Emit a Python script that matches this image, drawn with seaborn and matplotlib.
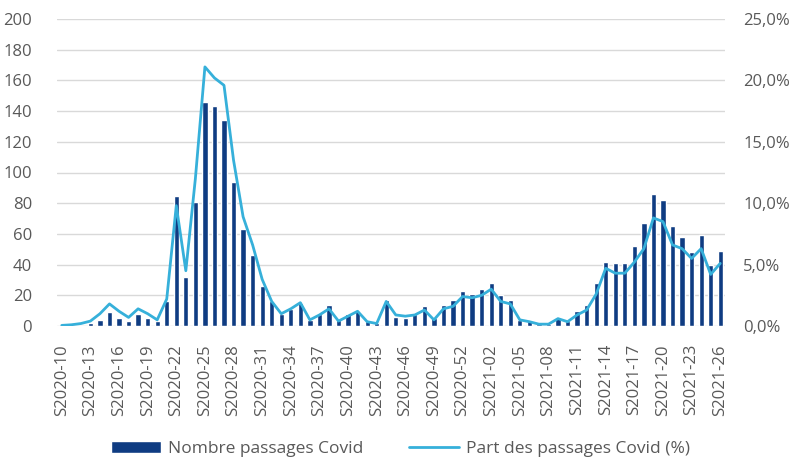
import matplotlib
matplotlib.use("Agg")
import matplotlib.pyplot as plt
import numpy as np
import pandas as pd
import seaborn as sns
from matplotlib.ticker import FuncFormatter

weeks = [f"S2020-{w:02d}" for w in range(10, 54)] + [f"S2021-{w:02d}" for w in range(1, 27)]

nombre = [0, 0, 0, 2, 4, 9, 5, 3, 8, 5,
          3, 16, 85, 32, 81, 146, 143, 134, 94, 63,
          46, 26, 16, 8, 11, 15, 4, 8, 14, 4,
          8, 10, 3, 2, 17, 6, 5, 8, 13, 5,
          14, 17, 23, 21, 24, 28, 20, 17, 4, 3,
          1, 1, 5, 3, 10, 14, 28, 42, 41, 41,
          52, 67, 86, 82, 65, 58, 48, 59, 40, 49]

part = [0.05, 0.1, 0.2, 0.4, 1.0, 1.8, 1.2, 0.7, 1.4, 1.0,
        0.5, 2.2, 9.8, 4.5, 12.0, 21.1, 20.2, 19.6, 13.5, 8.9,
        6.6, 3.8, 2.0, 1.0, 1.4, 1.9, 0.5, 0.9, 1.4, 0.4,
        0.8, 1.2, 0.35, 0.2, 2.0, 0.9, 0.8, 0.9, 1.3, 0.5,
        1.4, 1.6, 2.4, 2.3, 2.5, 3.0, 2.0, 1.8, 0.5, 0.35,
        0.15, 0.15, 0.6, 0.35, 0.9, 1.3, 2.6, 4.7, 4.3, 4.3,
        5.2, 6.3, 8.8, 8.5, 6.6, 6.3, 5.5, 6.3, 4.2, 5.1]

label_bar = "Nombre passages Covid"
label_line = "Part des passages Covid (%)"

sns.set_theme(style="white")
plt.rcParams["font.family"] = ["Open Sans", "DejaVu Sans"]

df = pd.DataFrame({"semaine": weeks, "nombre": nombre, "part": part,
                   "pos": np.arange(len(weeks))})

BAR = "#0f3c82"
LINE = "#36b0da"
TXT = "#595959"
GRID = "#d9d9d9"

fig = plt.figure(figsize=(7.93, 4.63), dpi=100)
ax = fig.add_axes([57 / 793, 1 - 326 / 463, (725 - 57) / 793, (326 - 19) / 463])

sns.barplot(data=df, x="semaine", y="nombre", color=BAR, width=0.55,
            saturation=1, ax=ax, label=label_bar)
ax.set_ylim(0, 200)
ax.set_xlim(-0.5, len(weeks) - 0.5)
ax.set_yticks(np.arange(0, 201, 20))
ax.yaxis.grid(True, color=GRID, linewidth=1)
ax.set_axisbelow(True)
ax.set_xticks(np.arange(0, len(weeks), 3))
ax.set_xticklabels(weeks[::3], rotation=90)
ax.set_xlabel("")
ax.set_ylabel("")
ax.tick_params(axis="both", length=0, colors=TXT, labelsize=12)
ax.tick_params(axis="y", pad=18)
ax.tick_params(axis="x", pad=13)
for s in ax.spines.values():
    s.set_visible(False)

ax2 = ax.twinx()
sns.lineplot(data=df, x="pos", y="part", color=LINE, linewidth=2.0, ax=ax2,
             label=label_line, legend=False)
ax2.set_ylim(0, 25)
ax2.set_yticks(np.arange(0, 26, 5))
ax2.yaxis.set_major_formatter(FuncFormatter(lambda v, p: f"{v:.1f}%".replace(".", ",")))
ax2.set_ylabel("")
ax2.tick_params(axis="y", length=0, colors=TXT, labelsize=12, pad=13)
for s in ax2.spines.values():
    s.set_visible(False)
ax.set_xlim(-0.5, len(weeks) - 0.5)

if ax.get_legend() is not None:
    ax.get_legend().remove()
h1, l1 = ax.get_legend_handles_labels()
h2, l2 = ax2.get_legend_handles_labels()
leg = fig.legend(h1[:1] + h2[:1], [label_bar, label_line], loc="center",
                 bbox_to_anchor=(0.505, 1 - 449 / 463), ncol=2, frameon=False,
                 handlelength=2.9, columnspacing=2.6, fontsize=12.5, handletextpad=0.4)
for t in leg.get_texts():
    t.set_color(TXT)

fig.savefig("out.png", dpi=100)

..........

Copy nothing but the lines from the top of the material through the line holding "in range(1, 27)]", exactly as written; omit pictures.

Emit a Python script that matches this image, drawn with seaborn and matplotlib.
import matplotlib
matplotlib.use("Agg")
import matplotlib.pyplot as plt
import numpy as np
import pandas as pd
import seaborn as sns
from matplotlib.ticker import FuncFormatter

weeks = [f"S2020-{w:02d}" for w in range(10, 54)] + [f"S2021-{w:02d}" for w in range(1, 27)]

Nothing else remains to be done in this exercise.